I found that this CTF had a few particularly interesting challenges, so I felt like a small writeup was due.

Twinning

These numbers wore the same shirt! LOL, #TWINNING!

Connect with:
nc jh2i.com 50013

Netcatting to the server gives us this:

$ nc jh2i.com 50013
Generating public and private key...
Public Key in the format (e,n) is: (65537,7136206991423)
The Encrypted PIN is 4647953841890
What is the PIN?

Looks like RSA but with wayyy too small numbers, but they also have another weakness...

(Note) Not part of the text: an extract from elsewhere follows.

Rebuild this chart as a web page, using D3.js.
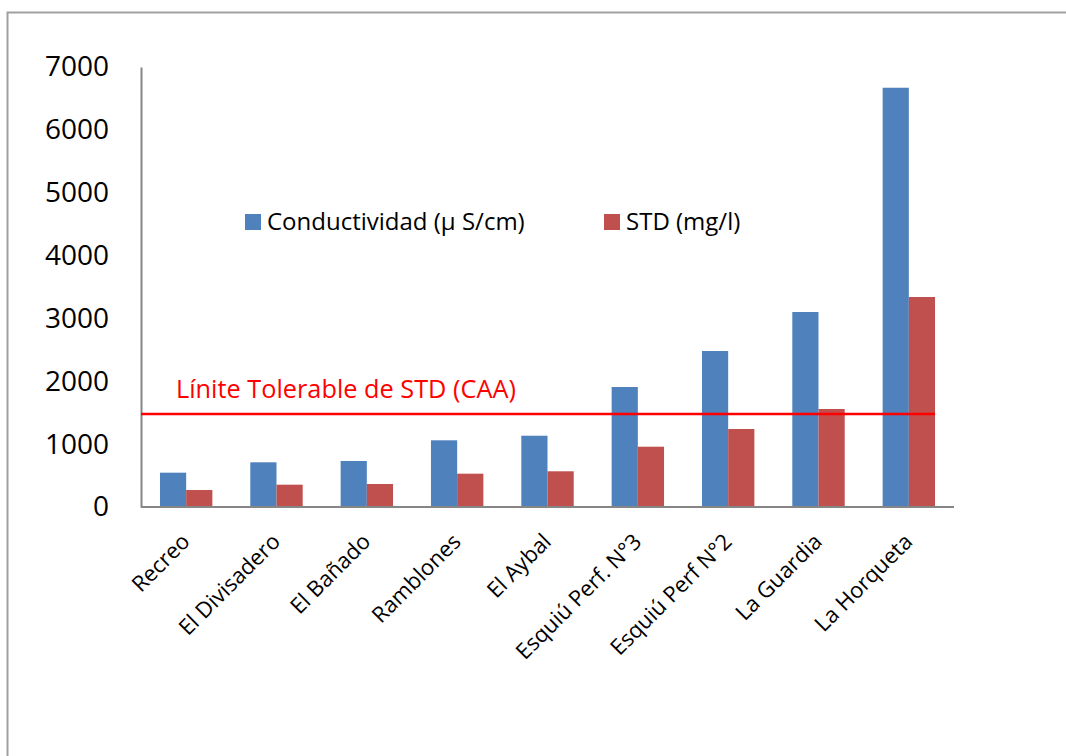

This challenge will definitely stick with me, as it is the first time ever that a small formula I came up with a while ago actually became useful:

alt text

The essence of this formula is that it's able to factorize the factor of two primes p and q when p and q are consecutive (including twin primes, which are primes with a difference of 2) or at least very close. The way I came up with this formula was when trying to find some way to apply the conjugate rule backwards in order to factorize n. I was somewhat successful, however it does diminish in accuracy quite gravely the futher away p and q are from eachother. Do note that m does NOT refer to the variable m in RSA, it is merely an intermediate variable to make the math a little more elegant. I guess you could say it's a very fancy way of doing the square root of n, and is pretty much useless in any practical contexts. (Though if any math geeks know a way to improve it to have accuracy across a wider range of primes, please let me know)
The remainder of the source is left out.